BATTLE ROYALE II: REQUIEM
ENDLESS DISPLAYS OF STUPIDITY | April 29, 2004Every country suffers from sequelitis at some point in time. As with those spurned by occidental production companies, Asian cinema has had its fair run of sequels in the past two decades. Some have topped the originals, some managed to entertain while being vastly inferior, and some have crashed and burned so extraordinarily bad you honestly wonder what the producers were smoking when they greenlit the film. But when it comes to sequels, I’d have to say Battle Royale II is to Japanese cinema what Mortal Kombat: Annihilation.is to the Hollywood machine.

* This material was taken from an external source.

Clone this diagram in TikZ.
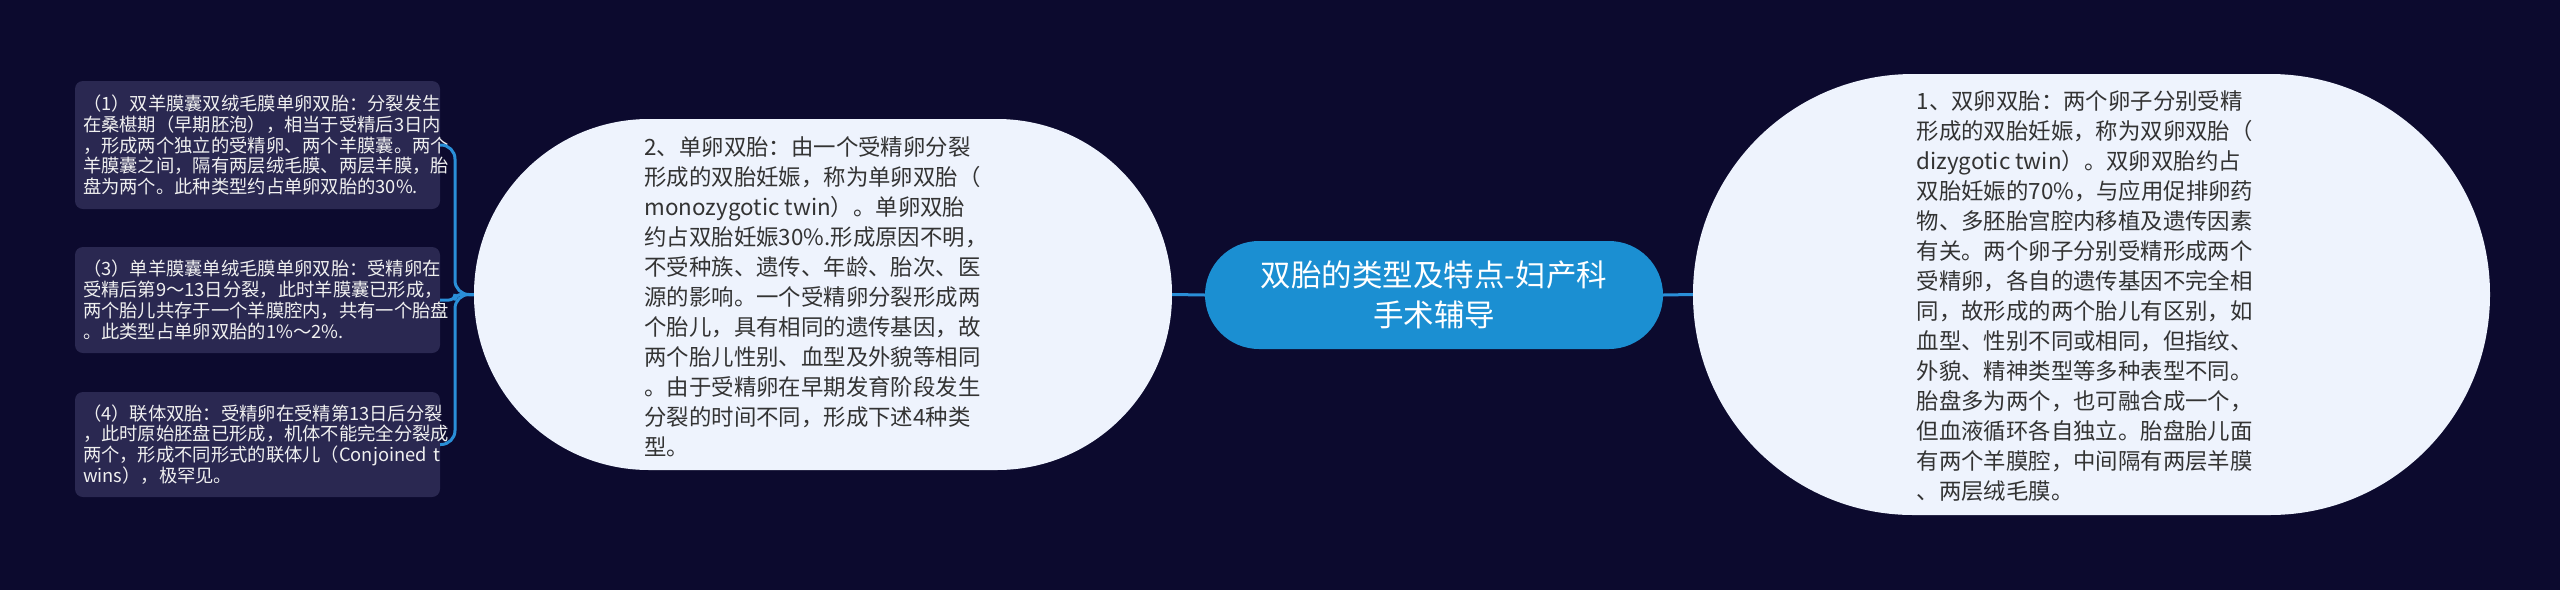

Though branded a Kinji Fukasaku film, this is definitely Kenta Fukasaku’s mess. (Kinji unfortunately passed away near the beginning of the shoot). While Kenta adapted the original Battle Royale for the screen, with this film the son of Kinji is both writer and substitute director. Clearly lacking the expertise that made his father so great, Kenta has crafted a film that is as hackneyed as it is uninteresting.
Battle Royale II takes place three years after the end of the first Battle Royale. It seems that after going on the lam with Noriko, the nonviolent Shuya has gone through a role reversal that would surprise all but the most ardent WWE fan. Declaring war on the world of adults, Shuya now heads up Wild Seven, a guerilla terrorism organization that blows up skyscrapers in the name of stickin’ it to The Man. The adults have responded by reworking the entire rules of Battle Royale. Dubbed BRII, the system now focuses on using junior high kids for eliminating terrorist threats rather than weeding out the slacker element for the betterment of a modern Japanese society. The selected class is fitted in camouflage, given guns, and forced to work together as a covert ops unit to track down and kill Shuya. Danger zones and the exploding necklaces make a return, with the main catch being each kid is linked with a corresponding classmate of the opposite gender. (If one kid dies, his partner’s necklace also goes off.)

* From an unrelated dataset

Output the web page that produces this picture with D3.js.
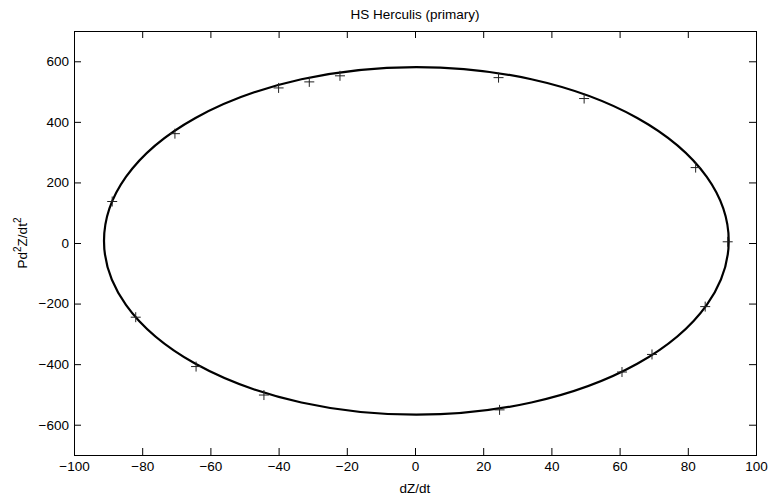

One of the things that made the first Battle Royale work so well was Kinji Fukasaku’s expert pacing. Though the characters were essential stereotypical cutouts of the different cliques found in any highschool, we managed to spend just enough time with each to honestly care about them. In Kenta’s sequel, we lose thirty kids within the first hour. While understandably an hour is not enough time to get attached to thirty characters on even a superficial basis, the ten that do remain for the next 73 minutes never manage to establish even the most remote emotional connection with the audience. Whether because of their endless displays of stupidity (I counted about half a dozen times where kids ran TOWARD someone who had just been shot to hell by automatic gunfire), or the fact that their combined on screen charisma equals that which one would expect to find in a cabbage, these characters become so annoying you actually yearn for their demise.
The violations of returning character integrity and the romanticizing of terrorist bombers as freedom fighters is equally disappointing. I can definitely understand Japan’s animosity toward the US (we did firebomb an alarming portion of their civilian population prior to dropping two nuclear bombs on their country, even though the Japanese were already doing their best to negotiate a ceasefire), but given the quality of the original film I expected a far more intelligent analysis than “Iraq good. US Bad.” We’re presented with the alarming realization that over the past 60 years, the United States has killed over 8 million people with its bombing campaigns, only to have it cast aside as if it was only voiced by the character due to some strange radio frequency picked up by a metal plate in their skull. Later, the Prime minister calls up Sensei Takeuchi, warning of an impending air strike by the US, stating, “It was only a matter of time before we pissed off ‘that country.’ Every time they get mad they bomb somebody.” Again, Kenta presents the audience with a provocative and certainly understandable argument that could potentially serve as the basis for quite a few scenes, only to have it drop immediately within the next few lines of dialogue. Given the pedigree of the first film, this is dishearteningly pathetic.
But that’s not to say everything is bad. Riki Takeuchi (playing the teacher, “Riki Takeuchi”) does his usual excellent job of hamming it up. Beat Takeshi (aka: Takeshi Kitano) has a very small cameo in a flashback sequence of his character’s daughter. Likewise, Sonny Chiba has an interesting thirty-second cameo as Shuya’s terrorist mentor. But three serviceable performances by some of my favourite Japanese actors are not enough to gain this film a recommendation. If you’ve seen the original, just pretend this sequel doesn’t exist. If Kinji Fukasaku were alive today, he would be ashamed to have his name on this project.